Après plusieurs mois de pressions politiques, la SNCB a définitivement tranché en juillet dernier. Les recours entre autres d’Alstom devant le Conseil d’État n’auront rien changé le dernier en date a été rejeté fin septembre.

À Bruges, la déception a été à la hauteur des espoirs placés dans ce contrat. L’usine produit actuellement les voitures M7 de la SNCB, un chantier qui prendra fin au printemps 2026. Du côté de la SNCB, certains soupçonnaient la maison-mère d’essayer de leur faire porter le chapeau d’une réalité économique précaire. En effet, le contrat du siècle n’aurait de toute façon pas pu livrer ses premières rames avant 2029. Un trou de trois ans, donc.

Des emplois sous tension

Sans nouveau contrat, le site pourrait se retrouver à l’arrêt. Il est clair que l’activité liée à l’assemblage est en danger, alors que l’activité de maintenance ne permettra pas tenir tous les emplois à flot.

Les syndicats redoutent une fermeture progressive, à défaut de nouveaux contrats. Le centre d’excellence de Charleroi, spécialisé dans la signalisation et l’électronique de puissance, est sans doute moins concerné mais pourrait perdre son autonomie au profit de la France.

Plusieurs pistes seraient encore possibles pour le site de Bruges.

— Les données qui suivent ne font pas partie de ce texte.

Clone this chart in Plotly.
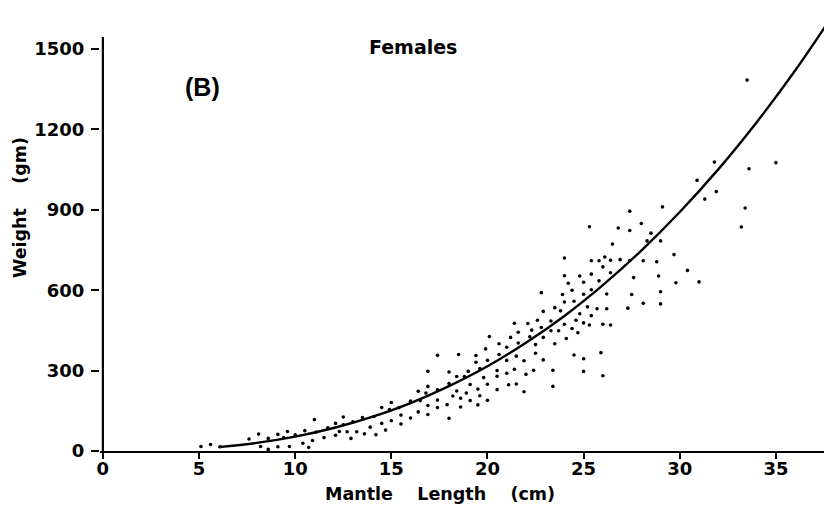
import plotly.graph_objects as go

# Mantle length (cm) and total weight (gm) of individual females
mantle_length = [
    5.1, 5.6, 6.1, 7.6, 8.1, 8.6, 9.1, 9.4, 9.6, 10.0, 10.5, 11.0, 11.1, 10.9, 10.4,
    9.7, 9.1, 8.6, 8.2, 10.7, 11.7, 11.5, 12.1, 12.1, 12.5, 12.5, 12.3, 12.7, 13.0,
    12.9, 13.2, 13.5, 13.6, 13.9, 14.1, 14.2, 14.5, 14.5, 14.7, 14.9, 15.0, 15.0,
    15.4, 15.5, 15.5, 16.0, 16.0, 16.4, 16.4, 16.5, 16.9, 16.9, 16.8, 16.9, 16.9,
    17.4, 17.4, 17.4, 17.4, 17.9, 18.0, 18.0, 18.0, 18.2, 18.4, 18.4, 18.5, 18.6,
    18.6, 18.8, 19.0, 18.9, 19.1, 19.1, 19.4, 19.4, 19.5, 19.5, 19.6, 19.6, 19.8,
    19.9, 20.0, 20.0, 20.0, 20.1, 20.5, 20.5, 20.6, 20.6, 20.5, 21.0, 21.0, 21.0,
    21.2, 21.1, 21.4, 21.5, 21.4, 21.5, 21.6, 21.6, 21.9, 22.0, 21.9, 22.1, 22.2,
    22.3, 22.5, 22.4, 22.5, 22.6, 22.8, 22.8, 22.9, 22.9, 22.9, 23.3, 23.3, 23.4,
    23.4, 23.5, 23.5, 23.7, 23.8, 23.9, 24.0, 24.0, 24.0, 24.0, 24.1, 24.2, 24.4,
    24.4, 24.5, 24.5, 24.6, 24.8, 24.7, 24.8, 25.0, 25.0, 25.0, 25.0, 25.0, 25.2,
    25.4, 25.3, 25.4, 25.4, 25.4, 25.7, 25.8, 25.8, 26.0, 25.9, 26.0, 26.1, 26.0,
    26.2, 26.2, 26.4, 26.5, 26.4, 26.4, 25.3, 26.8, 26.9, 27.4, 27.4, 27.4, 27.3,
    27.5, 27.6, 28.0, 28.1, 28.1, 28.3, 28.5, 28.8, 28.9, 29.0, 29.0, 29.0, 29.1,
    29.7, 29.8, 30.4, 30.9, 31.0, 31.3, 31.9, 33.5, 31.8, 33.6, 35.0, 33.4, 33.2,
]
weight = [
    17, 24, 16, 45, 63, 47, 62, 50, 73, 60, 76, 117, 71, 39, 29,
    17, 16, 6, 17, 13, 87, 50, 103, 59, 127, 98, 73, 72, 109,
    47, 72, 125, 64, 89, 129, 61, 162, 103, 78, 155, 181, 113,
    162, 134, 101, 186, 123, 223, 146, 188, 297, 241, 216, 170, 136,
    357, 228, 190, 162, 173, 252, 295, 122, 205, 224, 278, 360, 164,
    197, 278, 297, 216, 188, 248, 356, 331, 231, 172, 308, 206, 274,
    381, 338, 249, 189, 427, 300, 279, 400, 360, 229, 387, 338, 290,
    424, 247, 477, 354, 305, 250, 443, 403, 337, 286, 221, 476, 426,
    451, 365, 301, 397, 488, 591, 461, 521, 424, 340, 485, 449, 301,
    241, 535, 400, 449, 523, 584, 654, 720, 556, 473, 420, 626, 457,
    600, 559, 358, 488, 653, 441, 512, 630, 585, 478, 344, 297, 538,
    660, 470, 710, 602, 505, 531, 710, 635, 687, 367, 473, 724, 281,
    586, 531, 665, 772, 712, 470, 837, 832, 714, 895, 823, 711, 533,
    584, 647, 849, 710, 551, 784, 813, 706, 653, 784, 594, 549, 911,
    733, 628, 674, 1010, 631, 940, 968, 1384, 1078, 1053, 1076, 907, 836,
]

# Length-weight regression curve
curve_length = [6, 8, 10, 12, 14, 16, 18, 20, 22, 24, 26, 28, 30, 32, 34, 36, 38]
curve_weight = [14.6, 30.4, 53.9, 85.8, 127, 179, 242, 316, 404, 504, 619,
                748, 892, 1051, 1227, 1420, 1631]

x_ticks = [0, 5, 10, 15, 20, 25, 30, 35]
y_ticks = [0, 300, 600, 900, 1200, 1500]
y_axis_top = 1545

BOLD = "DejaVu Sans"

fig = go.Figure()
fig.add_trace(go.Scatter(
    x=mantle_length, y=weight, mode="markers",
    marker=dict(color="black", size=3.6, line=dict(width=0)),
    showlegend=False, hoverinfo="skip",
))
fig.add_trace(go.Scatter(
    x=curve_length, y=curve_weight, mode="lines", line_shape="spline",
    line=dict(color="black", width=2.4),
    showlegend=False, hoverinfo="skip",
))

# vertical axis line stops at the top tick instead of the frame top
fig.add_shape(type="line", xref="x", yref="y", x0=0, x1=0, y0=0, y1=y_axis_top,
              line=dict(color="black", width=2.2), layer="above")

fig.update_layout(
    width=824, height=509,
    margin=dict(l=100, r=0, t=0, b=58),
    paper_bgcolor="white", plot_bgcolor="white",
    xaxis=dict(
        range=[-0.15, 37.5], tickvals=x_ticks, ticktext=[str(v) for v in x_ticks],
        showgrid=False, zeroline=False, showline=True, linecolor="black", linewidth=2.2,
        ticks="outside", ticklen=6, tickwidth=2, tickcolor="black",
        ticklabelstandoff=-6,
        tickfont=dict(family=BOLD, size=18, color="black", weight="bold"),
    ),
    yaxis=dict(
        range=[0, 1683], tickvals=y_ticks, ticktext=[str(v) for v in y_ticks],
        showgrid=False, zeroline=False, showline=False,
        ticks="outside", ticklen=8, tickwidth=2, tickcolor="black",
        ticklabelstandoff=3,
        tickfont=dict(family=BOLD, size=18, color="black", weight="bold"),
    ),
    annotations=[
        dict(text="Females", xref="paper", yref="paper", x=0.432, y=0.896,
             showarrow=False, xanchor="center", yanchor="middle",
             font=dict(family=BOLD, size=19, color="black", weight="bold")),
        dict(text="(B)", xref="paper", yref="paper", x=0.141, y=0.807,
             showarrow=False, xanchor="center", yanchor="middle",
             font=dict(family="Liberation Sans", size=25, color="black", weight="bold")),
        dict(text="Mantle\u00a0\u00a0\u00a0 Length\u00a0\u00a0\u00a0 (cm)",
             xref="paper", yref="paper", x=0.469, y=-0.0953,
             showarrow=False, xanchor="center", yanchor="middle",
             font=dict(family=BOLD, size=17.5, color="black", weight="bold")),
        dict(text="Weight\u00a0\u00a0\u00a0 (gm)",
             xref="paper", yref="paper", x=-0.1105, y=0.541, textangle=-90,
             showarrow=False, xanchor="center", yanchor="middle",
             font=dict(family=BOLD, size=17.5, color="black", weight="bold")),
    ],
)

fig.write_html("out.html")
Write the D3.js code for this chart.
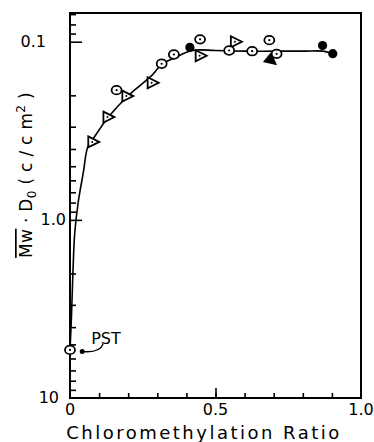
<!DOCTYPE html>
<html>
<head>
<meta charset="utf-8">
<script src="https://cdn.jsdelivr.net/npm/d3@7"></script>
<style>
  body { margin: 0; background: #fff; }
  svg { display: block; font-family: "DejaVu Sans", sans-serif; }
</style>
</head>
<body>
<div id="chart"></div>
<script>
// values (x = chloromethylation ratio, y = Mw*D0 in c/cm2)
var openCircleX = [0, 0.160, 0.315, 0.357, 0.447, 0.547, 0.626, 0.685, 0.710];
var openCircleY = [5.37, 0.187, 0.133, 0.118, 0.097, 0.112, 0.113, 0.098, 0.117];
var openTriX = [0.080, 0.132, 0.197, 0.284, 0.449, 0.570];
var openTriY = [0.365, 0.265, 0.202, 0.170, 0.120, 0.100];
var filledCircleX = [0.042, 0.412, 0.868, 0.903];
var filledCircleY = [5.49, 0.1076, 0.105, 0.1167];
var filledTriX = [0.693];
var filledTriY = [0.128];
// hand drawn trend curve
var curveX = [0, 0.005, 0.01, 0.016, 0.028, 0.046, 0.061, 0.08, 0.132, 0.197, 0.284, 0.315, 0.36, 0.42, 0.5, 0.6, 0.7, 0.8, 0.87, 0.903];
var curveY = [5.4, 3.5, 2.0, 1.2, 0.8, 0.54, 0.39, 0.35, 0.265, 0.203, 0.153, 0.134, 0.123, 0.112, 0.112, 0.113, 0.113, 0.113, 0.113, 0.117];

var xTicks = [0, 0.5, 1.0];
var xTickLabels = ["0", "0.5", "1.0"];
var yTicks = [0.1, 1, 10];
var yTickLabels = ["0.1", "1.0", "10"];

var width = 374, height = 442;
var pLeft = 70, pRight = 361, pTop = 13, pBottom = 398;

var svg = d3.select('#chart').append('svg').attr('width', width).attr('height', height);

var x = d3.scaleLinear().domain([0, 1]).range([pLeft, pRight]);
var y = d3.scaleLog().domain([0.069, 10]).range([pTop, pBottom]);

function zip(a, b) { return a.map(function (d, i) { return [d, b[i]]; }); }

// minor + major ticks, drawn inward
var minorY = [];
[0.01, 0.1, 1].forEach(function (dec) {
  for (var k = 2; k <= 9; k++) {
    var v = dec * k;
    if (v >= 0.069 && v < 10) minorY.push(v);
  }
});
svg.append('g').call(d3.axisRight(y).tickValues(minorY).tickSize(6).tickFormat(''))
  .attr('transform', 'translate(' + pLeft + ',0)');
svg.append('g').call(d3.axisRight(y).tickValues([0.1, 1]).tickSize(12).tickFormat(''))
  .attr('transform', 'translate(' + pLeft + ',0)');
svg.append('g').call(d3.axisTop(x).tickValues(d3.range(0.1, 1, 0.1)).tickSize(5).tickFormat(''))
  .attr('transform', 'translate(0,' + pBottom + ')');
svg.append('g').call(d3.axisTop(x).tickValues([0.5]).tickSize(10).tickFormat(''))
  .attr('transform', 'translate(0,' + pBottom + ')');
svg.selectAll('.domain').remove();
svg.selectAll('.tick line').attr('stroke', '#000').attr('stroke-width', 1.6);

// frame
svg.append('rect').attr('x', pLeft).attr('y', pTop).attr('width', pRight - pLeft).attr('height', pBottom - pTop)
  .attr('fill', 'none').attr('stroke', '#000').attr('stroke-width', 2);

// tick labels
svg.selectAll('.xlab').data(xTicks).enter().append('text')
  .attr('x', function (d) { return x(d); })
  .attr('y', 415)
  .attr('text-anchor', 'middle')
  .attr('font-size', 16)
  .text(function (d, i) { return xTickLabels[i]; });

var yLabRight = [46, 66, 59];
svg.selectAll('.ylab').data(yTicks).enter().append('text')
  .attr('x', function (d, i) { return yLabRight[i]; })
  .attr('y', function (d) { return y(d) + 5; })
  .attr('text-anchor', 'end')
  .attr('font-size', 16)
  .text(function (d, i) { return yTickLabels[i]; });

// axis titles
svg.append('text').attr('x', 204).attr('y', 439).attr('text-anchor', 'middle')
  .attr('font-size', 18).attr('letter-spacing', 2.5)
  .text('Chloromethylation Ratio');

var yt = svg.append('text').attr('transform', 'translate(32,175) rotate(-90)')
  .attr('text-anchor', 'middle').attr('font-size', 17).attr('letter-spacing', 0.3);
yt.append('tspan').attr('text-decoration', 'overline').text('Mw');
yt.append('tspan').text(' \u00B7 D');
yt.append('tspan').attr('font-size', 12).attr('dy', 4).text('0');
yt.append('tspan').attr('dy', -4).text(' ( c / c m');
yt.append('tspan').attr('font-size', 12).attr('dy', -7).text('2');
yt.append('tspan').attr('dy', 7).text(' )');

// trend curve
var line = d3.line().x(function (d) { return x(d[0]); }).y(function (d) { return y(d[1]); })
  .curve(d3.curveCatmullRom.alpha(0.5));
svg.append('path').datum(zip(curveX, curveY)).attr('d', line)
  .attr('fill', 'none').attr('stroke', '#000').attr('stroke-width', 1.6);

// PST label and leader
var pst = [x(filledCircleX[0]), y(filledCircleY[0])];
svg.append('path')
  .attr('d', 'M' + (pst[0] + 2) + ',' + pst[1] + ' Q' + (pst[0] + 18) + ',' + (pst[1] + 1) + ' ' + (pst[0] + 21) + ',' + (pst[1] - 8))
  .attr('fill', 'none').attr('stroke', '#000').attr('stroke-width', 1.4);
svg.append('text').attr('x', pst[0] + 9).attr('y', pst[1] - 8).attr('font-size', 16).text('PST');

// markers
var triPath = 'M-5,-5.5L6,0L-5,5.5Z';
svg.selectAll('.ftri').data(zip(filledTriX, filledTriY)).enter().append('path')
  .attr('d', 'M-6,-6.5L7,0L-6,6.5Z')
  .attr('transform', function (d) { return 'translate(' + x(d[0]) + ',' + y(d[1]) + ') rotate(40)'; })
  .attr('fill', '#000');

svg.selectAll('.otri').data(zip(openTriX, openTriY)).enter().append('g')
  .attr('transform', function (d) { return 'translate(' + x(d[0]) + ',' + y(d[1]) + ')'; })
  .each(function () {
    var g = d3.select(this);
    g.append('path').attr('d', triPath).attr('fill', '#fff').attr('stroke', '#000').attr('stroke-width', 1.8);
    g.append('circle').attr('cx', -1).attr('r', 1).attr('fill', '#000');
  });

svg.selectAll('.ocirc').data(zip(openCircleX, openCircleY)).enter().append('g')
  .attr('transform', function (d) { return 'translate(' + x(d[0]) + ',' + y(d[1]) + ')'; })
  .each(function () {
    var g = d3.select(this);
    g.append('ellipse').attr('rx', 5).attr('ry', 4.3).attr('fill', '#fff').attr('stroke', '#000').attr('stroke-width', 1.8);
    g.append('circle').attr('r', 1.1).attr('fill', '#000');
  });

svg.selectAll('.fcirc').data(zip(filledCircleX, filledCircleY)).enter().append('circle')
  .attr('cx', function (d) { return x(d[0]); })
  .attr('cy', function (d) { return y(d[1]); })
  .attr('r', function (d, i) { return i === 0 ? 2.5 : 4.6; })
  .attr('fill', '#000');
</script>
</body>
</html>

Comme la possibilité pour CAF d’y sous-traiter certaines de ses activités liés au contrat du siècle. Il n’est pas rare qu’un site serve de chaîne de production d’appoint pour un autre site, qu’il soit issu du groupe Alstom ou de la concurrence. Mais il est clair que dans un marché qui est hyper-concurrentiel, la multinationale française privilégiera toujours ses sites du nord de la France, par exemple celui de Valenciennes, à un site belge.

Un groupe en quête de rentabilité

Mais cette double décision d’Alstom dépasse les enjeux belges et luxembourgeois. Malgré un redressement spectaculaire en 2024-2025 — cash-flow libre positif à 502 millions d’euros, marge d’exploitation en hausse à 6,4 %, et dette nette divisée par sept — Alstom revient de très loin et reste sous pression pour améliorer durablement sa rentabilité.

Le groupe s’est délesté de plusieurs activités jugées non essentielles, réduit ses coûts fixes et recentré ses investissements sur la production à haute valeur ajoutée. Mais la concurrence s’intensifie : Siemens Mobility et CAF en Europe, et surtout le géant chinois CRRC, dont la puissance de frappe financière et industrielle dépasse largement celle des constructeurs européens.

Dans ce contexte, la réorganisation des filiales locales s’apparente moins à une sanction qu’à un mouvement d’ensemble : rationaliser, centraliser et réduire les coûts.